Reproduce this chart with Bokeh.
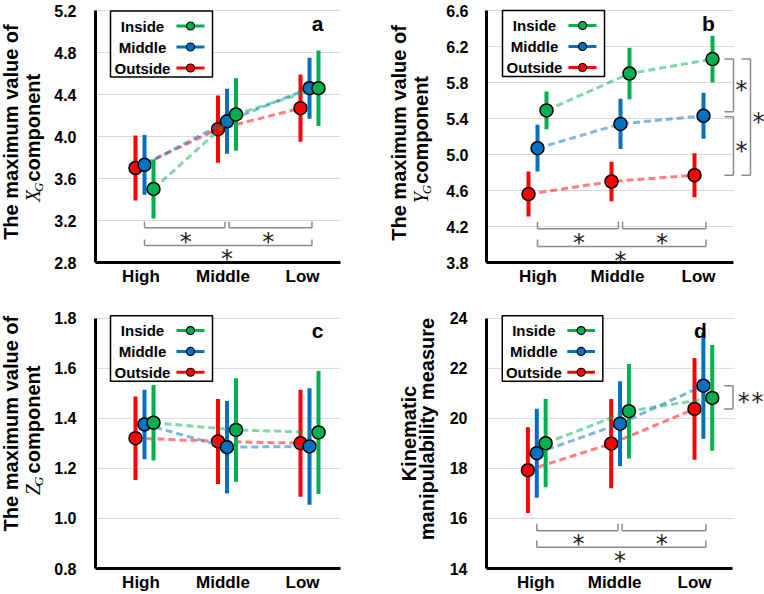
import math
from bokeh.plotting import figure
from bokeh.models import Label, FixedTicker, PrintfTickFormatter, Range1d
from bokeh.layouts import gridplot
from bokeh.embed import file_html
from bokeh.resources import INLINE

# ---------------- data ----------------
categories = ["High", "Middle", "Low"]
series_names = ["Inside", "Middle", "Outside"]
series_colors = {"Inside": "#00B050", "Middle": "#0070C0", "Outside": "#FF0000"}

# (a) maximum value of X_G component
a_inside_mean = [3.50, 4.21, 4.46]
a_inside_sd = [0.28, 0.345, 0.36]
a_middle_mean = [3.73, 4.145, 4.46]
a_middle_sd = [0.285, 0.31, 0.29]
a_outside_mean = [3.70, 4.07, 4.27]
a_outside_sd = [0.31, 0.32, 0.32]
a_yticks = [2.8, 3.2, 3.6, 4.0, 4.4, 4.8, 5.2]

# (b) maximum value of Y_G component
b_inside_mean = [5.49, 5.90, 6.06]
b_inside_sd = [0.21, 0.285, 0.26]
b_middle_mean = [5.07, 5.34, 5.43]
b_middle_sd = [0.26, 0.28, 0.255]
b_outside_mean = [4.56, 4.70, 4.77]
b_outside_sd = [0.25, 0.22, 0.245]
b_yticks = [3.8, 4.2, 4.6, 5.0, 5.4, 5.8, 6.2, 6.6]

# (c) maximum value of Z_G component
c_inside_mean = [1.383, 1.354, 1.344]
c_inside_sd = [0.151, 0.207, 0.246]
c_middle_mean = [1.376, 1.285, 1.288]
c_middle_sd = [0.139, 0.185, 0.233]
c_outside_mean = [1.321, 1.308, 1.301]
c_outside_sd = [0.167, 0.170, 0.214]
c_yticks = [0.8, 1.0, 1.2, 1.4, 1.6, 1.8]

# (d) kinematic manipulability measure
d_inside_mean = [19.01, 20.29, 20.82]
d_inside_sd = [1.765, 1.89, 2.115]
d_middle_mean = [18.61, 19.79, 21.31]
d_middle_sd = [1.78, 1.70, 2.12]
d_outside_mean = [17.93, 18.99, 20.38]
d_outside_sd = [1.715, 1.785, 2.035]
d_yticks = [14, 16, 18, 20, 22, 24]

FONT = "Liberation Sans"
GRID = "#d9d9d9"
BRK = "#8a8a8a"
PANEL_W, PANEL_H = 382, 297


def vlabel(t, x, y, text, font=FONT, style="bold", size=20):
    # x, y: centre of the rotated text box
    t.add_layout(Label(x=x, y=y, text=text, angle=math.pi / 2,
                       text_font=font, text_font_style=style,
                       text_font_size=f"{size}px", text_align="center",
                       text_baseline="middle", text_color="black"))


def title_fig(W, ylab):
    t = figure(width=W, height=PANEL_H, output_backend="svg", toolbar_location=None,
               x_range=Range1d(0, W), y_range=Range1d(PANEL_H, 0),
               x_axis_type=None, y_axis_type=None,
               min_border_left=0, min_border_right=0, min_border_top=0, min_border_bottom=0)
    t.outline_line_color = None
    t.background_fill_color = "white"
    t.border_fill_color = "white"
    t.xgrid.visible = False
    t.ygrid.visible = False
    l1_text, l1_base, l1_cy, l2, l2_base, l2_cy = ylab
    vlabel(t, l1_base - 7, l1_cy, l1_text)
    if isinstance(l2, tuple):
        sym, rest = l2
        symw = 12.2 if sym == "X" else 11.1
        subw, gap, restw = 9.4, 8.5, 107.8
        total = symw + subw + gap + restw
        start = l2_cy + total / 2
        vlabel(t, l2_base - 7, start - symw / 2, sym, font="Liberation Serif",
               style="italic", size=20)
        vlabel(t, l2_base + 3.5 - 4.5, start - symw - subw / 2 + 1, "G",
               font="Liberation Serif", style="italic", size=13)
        vlabel(t, l2_base - 7, start - symw - subw - gap - restw / 2, rest)
    else:
        vlabel(t, l2_base - 7, l2_cy, l2)
    return t


def build(g, means, sds, yticks, fmt, letter, legend_pos, ylab,
          bottom_sig=None, right_sig=None):
    W = g["title_w"]
    left, right, top, bottom = g["left"], g["right"], g["top"], g["bottom"]
    s = g["s"]
    ymin, ymax = yticks[0], yticks[-1]
    x0 = 1 - (g["cat1"] - left) / s
    upp = (ymax - ymin) / (bottom - top)

    def X(px):
        return x0 + (px - left) / s

    def Y(py):
        return ymax - (py - top) * upp

    p = figure(width=PANEL_W - W, height=PANEL_H, output_backend="svg", toolbar_location=None,
               x_range=Range1d(x0, X(right)), y_range=Range1d(ymin, Y(2)),
               min_border_left=left - W, min_border_right=PANEL_W - right,
               min_border_top=2, min_border_bottom=PANEL_H - bottom)
    p.outline_line_color = None
    p.background_fill_color = "white"
    p.border_fill_color = "white"
    p.xgrid.visible = False
    p.ygrid.visible = False

    xpos = [i + 1 for i in range(len(categories))]
    label_pos = [round(X(px), 6) for px in g["label_px"]]
    p.xaxis.ticker = FixedTicker(ticks=label_pos)
    p.xaxis.major_label_overrides = {x: c for x, c in zip(label_pos, categories)}
    p.yaxis.ticker = FixedTicker(ticks=yticks)
    p.yaxis.formatter = PrintfTickFormatter(format=fmt)
    p.xaxis.bounds = (x0, X(g["axis_end"]))
    p.yaxis.bounds = (ymin, ymax)
    for ax in (p.xaxis[0], p.yaxis[0]):
        ax.axis_line_width = 3
        ax.axis_line_color = "black"
        ax.major_tick_out = 0
        ax.major_tick_in = 0
        ax.minor_tick_out = 0
        ax.minor_tick_in = 0
        ax.major_tick_line_color = None
        ax.minor_tick_line_color = None
        ax.major_label_text_font = FONT
        ax.major_label_text_font_style = "bold"
        ax.major_label_text_color = "black"
    p.xaxis.major_label_text_font_size = "17px"
    p.xaxis.major_label_standoff = 4
    p.yaxis.major_label_text_font_size = "16px"
    p.yaxis.major_label_standoff = g["ystandoff"]

    # gridlines
    gt = yticks[1:]
    p.segment(x0=[x0] * len(gt), y0=gt, x1=[X(g["grid_end"])] * len(gt), y1=gt,
              line_color=GRID, line_width=1)

    # data series
    offs = {"Inside": 9, "Middle": 0, "Outside": -9}
    for name in ["Outside", "Middle", "Inside"]:
        col = series_colors[name]
        xs = [x + offs[name] / s for x in xpos]
        m = means[name]
        sd = sds[name]
        p.line(xs, m, line_color=col, line_alpha=0.5, line_width=3, line_dash="7 4")
        p.segment(x0=xs, y0=[a - b for a, b in zip(m, sd)], x1=xs,
                  y1=[a + b for a, b in zip(m, sd)], line_color=col, line_width=4)
        p.scatter(xs, m, size=13, fill_color=col, line_color="black", line_width=1.5)

    # legend
    L, T = legend_pos
    p.quad(left=[X(L)], right=[X(L + 102)], top=[Y(T)], bottom=[Y(T + 66)],
           fill_color="white", line_color="black", line_width=1.5)
    for i, name in enumerate(series_names):
        col = series_colors[name]
        ry = Y(T + 15 + 21 * i)
        p.add_layout(Label(x=X(L + 32), y=ry, text=name, text_font=FONT,
                           text_font_style="bold", text_font_size="15px",
                           text_align="center", text_baseline="middle",
                           text_color="black"))
        p.segment(x0=[X(L + 66)], y0=[ry], x1=[X(L + 94)], y1=[ry],
                  line_color=col, line_width=3)
        p.scatter([X(L + 80)], [ry], size=8, fill_color=col, line_color="black",
                  line_width=1.2)

    # panel letter
    p.add_layout(Label(x=X(g["letter_x"]), y=Y(g["letter_y"]), text=letter,
                       text_font=FONT, text_font_style="bold", text_font_size="21px",
                       text_align="center", text_baseline="alphabetic",
                       text_color="black"))

    def star(xd, yc):
        p.add_layout(Label(x=xd, y=yc - 5.0 * upp, text="*", text_font="DejaVu Sans",
                           text_font_size="24px", text_align="center",
                           text_baseline="alphabetic", text_color="#222222"))

    # significance brackets under the groups
    if bottom_sig:
        up_px, lo_px, tick, st_up, st_lo = bottom_sig
        yu, yl = Y(bottom - up_px), Y(bottom - lo_px)
        th = tick * upp
        segs = [(1.0, 1.975, yu), (2.025, 3.03, yu), (1.0, 3.03, yl)]
        for xa, xb, yy in segs:
            p.segment(x0=[xa, xa, xb], y0=[yy, yy, yy], x1=[xb, xa, xb],
                      y1=[yy, yy + th, yy + th], line_color=BRK, line_width=1.5)
        star(1.5, Y(bottom - st_up))
        star(2.5, Y(bottom - st_up))
        star(2.0, Y(bottom - st_lo))

    # significance brackets on the right side
    if right_sig:
        for (ytop, ybot, xv, stars) in right_sig:
            xa, xb = X(xv - 9), X(xv)
            p.segment(x0=[xb, xa, xa], y0=[ytop, ytop, ybot], x1=[xb, xb, xb],
                      y1=[ybot, ytop, ybot], line_color=BRK, line_width=1.5)
            for sx in stars:
                star(X(sx), (ytop + ybot) / 2)

    return title_fig(W, ylab), p


geo_a = dict(title_w=50, left=95, right=340, axis_end=340, grid_end=340, top=10, bottom=262,
             cat1=144, s=82.5, letter_x=317, letter_y=23.3, ystandoff=19,
             label_px=[140.5, 222.5, 302])
geo_b = dict(title_w=56, left=100, right=382, axis_end=347, grid_end=347, top=10, bottom=262,
             cat1=151, s=83.0, letter_x=322, letter_y=23.3, ystandoff=18,
             label_px=[151.5, 231, 312])
geo_c = dict(title_w=50, left=95, right=340, axis_end=340, grid_end=340, top=21, bottom=273,
             cat1=144, s=82.5, letter_x=317, letter_y=33.3, ystandoff=19,
             label_px=[140.5, 222.5, 302])
geo_d = dict(title_w=60, left=100, right=382, axis_end=350, grid_end=352, top=21, bottom=273,
             cat1=151, s=84.5, letter_x=317, letter_y=33.3, ystandoff=19,
             label_px=[150, 230, 311])

ta, pa = build(geo_a,
               {"Inside": a_inside_mean, "Middle": a_middle_mean, "Outside": a_outside_mean},
               {"Inside": a_inside_sd, "Middle": a_middle_sd, "Outside": a_outside_sd},
               a_yticks, "%.1f", "a", (110, 10.5),
               ("The maximum value of", 17, 148, ("X", "component"), 39, 158),
               bottom_sig=(34.7, 17, 6, 26, 8.7))

b_upp = (b_yticks[-1] - b_yticks[0]) / 252.0
tb, pb = build(geo_b,
               {"Inside": b_inside_mean, "Middle": b_middle_mean, "Outside": b_outside_mean},
               {"Inside": b_inside_sd, "Middle": b_middle_sd, "Outside": b_outside_sd},
               b_yticks, "%.1f", "b", (116, 10),
               ("The maximum value of", 23, 149, ("Y", "component"), 45, 160),
               bottom_sig=(33.7, 16, 7, 25, 7),
               right_sig=[(b_inside_mean[2], b_middle_mean[2] + 4 * b_upp, 347, [355]),
                          (b_middle_mean[2] - 1 * b_upp, b_outside_mean[2], 347, [355]),
                          (b_inside_mean[2], b_outside_mean[2], 364, [372])])

tc, pc = build(geo_c,
               {"Inside": c_inside_mean, "Middle": c_middle_mean, "Outside": c_outside_mean},
               {"Inside": c_inside_sd, "Middle": c_middle_sd, "Outside": c_outside_sd},
               c_yticks, "%.1f", "c", (110, 18.3),
               ("The maximum value of", 17, 137, ("Z", "component"), 39, 147))

td, pd_ = build(geo_d,
                {"Inside": d_inside_mean, "Middle": d_middle_mean, "Outside": d_outside_mean},
                {"Inside": d_inside_sd, "Middle": d_middle_sd, "Outside": d_outside_sd},
                d_yticks, "%d", "d", (116, 18.3),
                ("Kinematic", 33, 148, "manipulability measure", 51, 143),
                bottom_sig=(38, 21.3, 7, 29.7, 13),
                right_sig=[(d_middle_mean[2], d_outside_mean[2], 350, [361, 375])])

grid = gridplot([[ta, pa, tb, pb], [tc, pc, td, pd_]], toolbar_location=None)
open("out.html", "w").write(file_html(grid, INLINE))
::::
Instruction - Write out, word for word, the lines from the start of the data through the one holding "a_yticks = [2.8, 3.2, 3.6, 4.0, 4.4, 4.8, 5.2]". Omit pictures.

Response for this exercise -
Reproduce this chart with Bokeh.
import math
from bokeh.plotting import figure
from bokeh.models import Label, FixedTicker, PrintfTickFormatter, Range1d
from bokeh.layouts import gridplot
from bokeh.embed import file_html
from bokeh.resources import INLINE

# ---------------- data ----------------
categories = ["High", "Middle", "Low"]
series_names = ["Inside", "Middle", "Outside"]
series_colors = {"Inside": "#00B050", "Middle": "#0070C0", "Outside": "#FF0000"}

# (a) maximum value of X_G component
a_inside_mean = [3.50, 4.21, 4.46]
a_inside_sd = [0.28, 0.345, 0.36]
a_middle_mean = [3.73, 4.145, 4.46]
a_middle_sd = [0.285, 0.31, 0.29]
a_outside_mean = [3.70, 4.07, 4.27]
a_outside_sd = [0.31, 0.32, 0.32]
a_yticks = [2.8, 3.2, 3.6, 4.0, 4.4, 4.8, 5.2]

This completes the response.